It's always funny to me when people assume that sleep works the same for everyone or that it is as simple as scheduling something on a calendar. Neither are true.
I think most people can change their sleeping habits. If you actually practice good sleep hygene and make consistent habits around sleep and you still can't get to sleep at a reasonable time, then you are not the norm and may have a medical condition.
Well, I can say for myself that the younger me adapted faster to timezone changes than I do now. That adaptation is presumably driven by the diurnal rhythms of the destination, but given that a fair amount of modern life is conducted under artificial light (and artificial darkness, for those who sleep in), it seems plausible that sleep patterns could be modified to some extent, through adjustment to the already-artificial diurnal cycle.
If you're in your twenties, you've probably spent 8+ years building up a habit of sleeping late. It's expected that it would take you a reasonable amount of time to break that.
As an anecdote in the opposite way, I am a sort-of night owl (my peak hours are roughly 10:00pm to 1:30am). As a teenager I was a late night, late morning (4am to 2pm) sleeper. Around 17, I started training at 7am, meaning I had to be up at 5:45 every morning. When I eventually quit after about 4 years, it took me another 4 years to un-learn the habit and move back to being an evening person.
I don't mean to nitpick, but I don't think it takes very long to break a sleep habit. I travel quite a bit and so am not only changing my actual sleep hours significantly (i.e. going to bed at what used to be my 4pm or whatever) but also changing them based on local timezones (so this job requires me to go to bed 2am local time, vs another job where I can go to bed 10pm local time). Anyway point is I'm usually adjusted within a week.
And I certainly adjusted from my "classes start at 7am" in highschool schedule to my "classes start at 12pm" schedule in college near instantaneously.
Your personal anecdotes say nothing useful about the experiences of other people.
I get pretty wiped out for a week when the clocks go forward or back.

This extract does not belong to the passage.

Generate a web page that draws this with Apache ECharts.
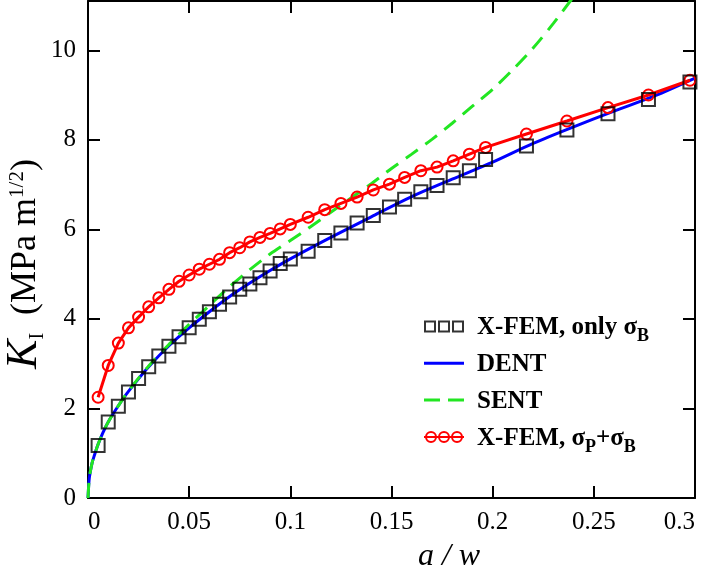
<!DOCTYPE html>
<html><head><meta charset="utf-8">
<script src="https://cdn.jsdelivr.net/npm/echarts@6/dist/echarts.min.js"></script>
<style>html,body{margin:0;padding:0;background:#fff}#c{width:701px;height:578px}</style>
</head><body><div id="c"></div>
<script>
// ---- tick labels ----
const xTicks = [0, 0.05, 0.1, 0.15, 0.2, 0.25, 0.3];
const xTickLabels = ['0', '0.05', '0.1', '0.15', '0.2', '0.25', '0.3'];
const yTicks = [0, 2, 4, 6, 8, 10];
const yTickLabels = ['0', '2', '4', '6', '8', '10'];

// ---- series names ----
const seriesNames = ['X-FEM, only σB', 'DENT', 'SENT', 'X-FEM, σP+σB'];

// ---- X-FEM, only sigma_B (squares) ----
const sqX = [0.005,0.01,0.015,0.02,0.025,0.03,0.035,0.04,0.045,0.05,0.055,0.06,0.065,0.07,0.075,0.08,0.085,0.09,0.095,0.1,0.1088,0.117,0.125,0.133,0.141,0.149,0.1565,0.1645,0.1725,0.1805,0.1885,0.1965,0.2167,0.2367,0.257,0.277,0.2975];
const sqY = [1.17,1.70,2.05,2.37,2.67,2.93,3.17,3.39,3.60,3.80,3.99,4.16,4.33,4.49,4.66,4.78,4.92,5.07,5.24,5.34,5.51,5.75,5.92,6.14,6.31,6.50,6.67,6.84,6.98,7.15,7.31,7.56,7.86,8.22,8.58,8.90,9.29];

// ---- X-FEM, sigma_P + sigma_B (red circles) ----
const redX = [0.005,0.01,0.015,0.02,0.025,0.03,0.035,0.04,0.045,0.05,0.055,0.06,0.065,0.07,0.075,0.08,0.085,0.09,0.095,0.1,0.1088,0.117,0.125,0.133,0.141,0.149,0.1565,0.1645,0.1725,0.1805,0.1885,0.1965,0.2167,0.2367,0.257,0.277,0.2975];
const redY = [2.25,2.96,3.46,3.80,4.04,4.27,4.47,4.66,4.84,4.98,5.11,5.22,5.33,5.48,5.59,5.72,5.82,5.91,6.01,6.11,6.27,6.44,6.58,6.72,6.88,7.01,7.16,7.31,7.39,7.53,7.68,7.83,8.13,8.42,8.72,9.00,9.33];

// ---- DENT (blue solid) ----
const dentX = [0,0.0005,0.001,0.002,0.003,0.005,0.0075,0.01,0.015,0.02,0.03,0.04,0.05,0.06,0.07,0.08,0.09,0.1,0.12,0.14,0.16,0.18,0.2,0.22,0.24,0.26,0.28,0.3];
const dentY = [0,0.38,0.55,0.78,0.93,1.2,1.47,1.7,2.06,2.38,2.93,3.40,3.80,4.16,4.50,4.80,5.08,5.34,5.82,6.28,6.73,7.12,7.50,7.92,8.29,8.64,8.98,9.38];

// ---- SENT (green dashed) ----
const sentX = [0,0.0005,0.001,0.002,0.003,0.005,0.0075,0.01,0.015,0.02,0.03,0.04,0.05,0.06,0.07,0.08,0.09,0.1,0.11,0.12,0.13,0.14,0.15,0.16,0.17,0.18,0.19,0.2,0.21,0.22,0.23,0.24];
const sentY = [0,0.38,0.55,0.78,0.93,1.2,1.47,1.7,2.06,2.39,2.95,3.43,3.88,4.30,4.72,5.10,5.45,5.75,6.06,6.38,6.70,7.02,7.36,7.68,8.01,8.37,8.75,9.13,9.57,10.05,10.60,11.20];

const zip = (xs, ys) => xs.map((x, i) => [x, ys[i]]);
const FONT = '"Liberation Serif", "Times New Roman", serif';
const lookup = (ticks, labels) => v => {
  const i = ticks.findIndex(t => Math.abs(t - v) < 1e-9);
  return i >= 0 ? labels[i] : '';
};

const legendRich = {
  n: { fontFamily: FONT, fontSize: 25, fontWeight: 'bold', color: '#000', lineHeight: 28, verticalAlign: 'bottom', padding: [0, 0, 5, 0] },
  s: { fontFamily: FONT, fontSize: 18, fontWeight: 'bold', color: '#000', lineHeight: 6, verticalAlign: 'bottom' }
};
const legendFormat = {
  'X-FEM, only σB': '{n|X-FEM, only σ}{s|B}',
  'DENT': '{n|DENT}',
  'SENT': '{n|SENT}',
  'X-FEM, σP+σB': '{n|X-FEM, σ}{s|P}{n|+σ}{s|B}'
};

const axisCommon = {
  type: 'value',
  axisLine: { show: true, onZero: false, lineStyle: { color: '#000', width: 2 } },
  axisTick: { show: true, inside: true, length: 12, lineStyle: { color: '#000', width: 2 } },
  splitLine: { show: false }
};

const chart = echarts.init(document.getElementById('c'), null, { renderer: 'canvas' });
chart.setOption({
  animation: false,
  backgroundColor: '#fff',
  grid: { left: 88, right: 6, top: 1, bottom: 80 },
  xAxis: [
    Object.assign({}, axisCommon, {
      min: 0, max: 0.3, interval: 0.05, position: 'bottom',
      axisLabel: { color: '#000', fontFamily: FONT, fontSize: 25, margin: 12,
        alignMinLabel: 'left', alignMaxLabel: 'right', formatter: lookup(xTicks, xTickLabels) }
    }),
    Object.assign({}, axisCommon, {
      min: 0, max: 0.3, interval: 0.05, position: 'top', axisLabel: { show: false }
    })
  ],
  yAxis: [
    Object.assign({}, axisCommon, {
      min: 0, max: 11.1, interval: 2, position: 'left',
      axisLabel: { color: '#000', fontFamily: FONT, fontSize: 25, margin: 12, formatter: lookup(yTicks, yTickLabels) }
    }),
    Object.assign({}, axisCommon, {
      min: 0, max: 11.1, interval: 2, position: 'right', axisLabel: { show: false }
    })
  ],
  legend: {
    orient: 'vertical', left: 418, top: 310.5, itemWidth: 40, itemHeight: 10, itemGap: 6.8,
    selectedMode: false,
    data: [
      { name: seriesNames[0], icon: 'path://M0,0h10v10h-10z M14,0h10v10h-10z M28,0h10v10h-10z',
        itemStyle: { color: 'rgba(0,0,0,0)', borderColor: '#000', borderWidth: 2 } },
      { name: seriesNames[1], icon: 'path://M0,0h40v3h-40z', itemStyle: { color: '#0000ff', borderWidth: 0 } },
      { name: seriesNames[2], icon: 'path://M0,0h16v3h-16z M24,0h16v3h-16z', itemStyle: { color: '#22e622', borderWidth: 0 } },
      { name: seriesNames[3], icon: 'path://M0,6L40,6M2,6a5,5 0 1,0 10,0a5,5 0 1,0 -10,0M15,6a5,5 0 1,0 10,0a5,5 0 1,0 -10,0M28,6a5,5 0 1,0 10,0a5,5 0 1,0 -10,0',
        itemStyle: { color: 'rgba(0,0,0,0)', borderColor: '#ff0000', borderWidth: 2 } }
    ],
    formatter: name => legendFormat[name] || name,
    textStyle: { fontFamily: FONT, fontSize: 25, fontWeight: 'bold', color: '#000', padding: [10, 0, 0, 8], rich: legendRich }
  },
  series: [
    { type: 'line', name: seriesNames[1], data: zip(dentX, dentY), showSymbol: false, symbol: 'none',
      smooth: 0.3, lineStyle: { color: '#0000ff', width: 3 }, itemStyle: { color: '#0000ff' }, z: 1 },
    { type: 'line', name: seriesNames[2], data: zip(sentX, sentY), showSymbol: false, symbol: 'none',
      smooth: 0.3, lineStyle: { color: '#22e622', width: 3, type: [15, 9] }, itemStyle: { color: '#22e622' }, z: 2 },
    { type: 'line', name: seriesNames[3], data: zip(redX, redY), symbol: 'circle', symbolSize: 11, showSymbol: true,
      lineStyle: { color: '#ff0000', width: 3 }, itemStyle: { color: 'rgba(0,0,0,0)', borderColor: '#ff0000', borderWidth: 2 }, z: 3 },
    { type: 'scatter', name: seriesNames[0], data: zip(sqX, sqY), symbol: 'rect', symbolSize: 13,
      itemStyle: { color: 'rgba(0,0,0,0)', borderColor: '#000', borderWidth: 2 }, z: 4 }
  ],
  graphic: [
    { type: 'text', x: 27, y: 264, rotation: Math.PI / 2,
      style: {
        text: '{k|K}{ks|I}{n|  (MPa m}{sp|1/2}{n|)}',
        align: 'center', verticalAlign: 'middle', fill: '#000',
        rich: {
          k: { fontFamily: FONT, fontSize: 44, fontStyle: 'italic', verticalAlign: 'bottom', padding: [0, 0, 6, 0], fill: '#000' },
          ks: { fontFamily: FONT, fontSize: 20, verticalAlign: 'bottom', padding: [0, 0, 4, 0], fill: '#000' },
          n: { fontFamily: FONT, fontSize: 36, verticalAlign: 'bottom', padding: [0, 0, 8, 0], fill: '#000' },
          sp: { fontFamily: FONT, fontSize: 21, verticalAlign: 'bottom', padding: [0, 0, 24, 0], fill: '#000' }
        }
      } },
    { type: 'text', x: 449, y: 557,
      style: { text: 'a / w', fontFamily: FONT, fontSize: 32, fontStyle: 'italic', align: 'center', verticalAlign: 'middle', fill: '#000' } }
  ]
});
</script>
</body></html>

I'm only marginally productive when the sun is up, but get a huge amount done from about 8pm to 2am.
But so what? That's me. I don't expect the rest of the world to be the same.
Sleep is clearly very individual. Standard school/office hours are a hugely inefficient waste of the potential of tens of millions of people.
It should be possible to design a more flexible system. But we still have ridiculous notions that early risers are somehow the model of virtue, and everyone else should aspire to the same hours.
I've always found the best way to deal with jet lag is just to stay up until it's a normal time to go to bed in one's current timezone. Depending on where you are going/arriving from this can be quite a long stretch, but it generally gets me set on the local timezone within about two days.
It helps that I'm not very good at sleeping on airplanes unless I've been awake for >30 hours
It also helps to pre-empt it a little. The last few times I've flown long-distance, I've tried to adjust my sleeping a day or two in advance of flying and had very little problems.
You are right to say that we should not jump to conclusions, but it is appropriate to ask to what extent the phenomenon is affected by culture - for one thing, that would raise the question of whether, and to what extent, students might modify their behavior in response, possibly nullifying the effect after a while.
The paper itself seems to consider the effect to be largely genetic in origin, which I assume is probably a well-supported conclusion from other studies.
People at different ages have a different circadian rhythm. For teens and people in their early twenties it's a later rhythm. You can modify it, but it works to varying degrees. There have been several studies that showed that high school for example should start later because of this. It's currently only ideal for teachers. Blaming this on a lack of sleep hygiene and discipline doesn't really address the problem.
I'm not looking to any reference but a search should be trivial.
It's hard to say, but what this definitely does not show is that "starting university classes at 11am or later would improve learning." Rather it shows that, on average students, who have classes at 8 or 9 are most alert and receptive to learning by 11.
Unless student habits have changed a lot since my time, many of them are stumbling out of bed at 7:45 to make that 8am class and haven't had anything to eat or drink yet. They consider themselves “evening people” rather than “morning people" because that's when the most interesting parts of their lives are happening.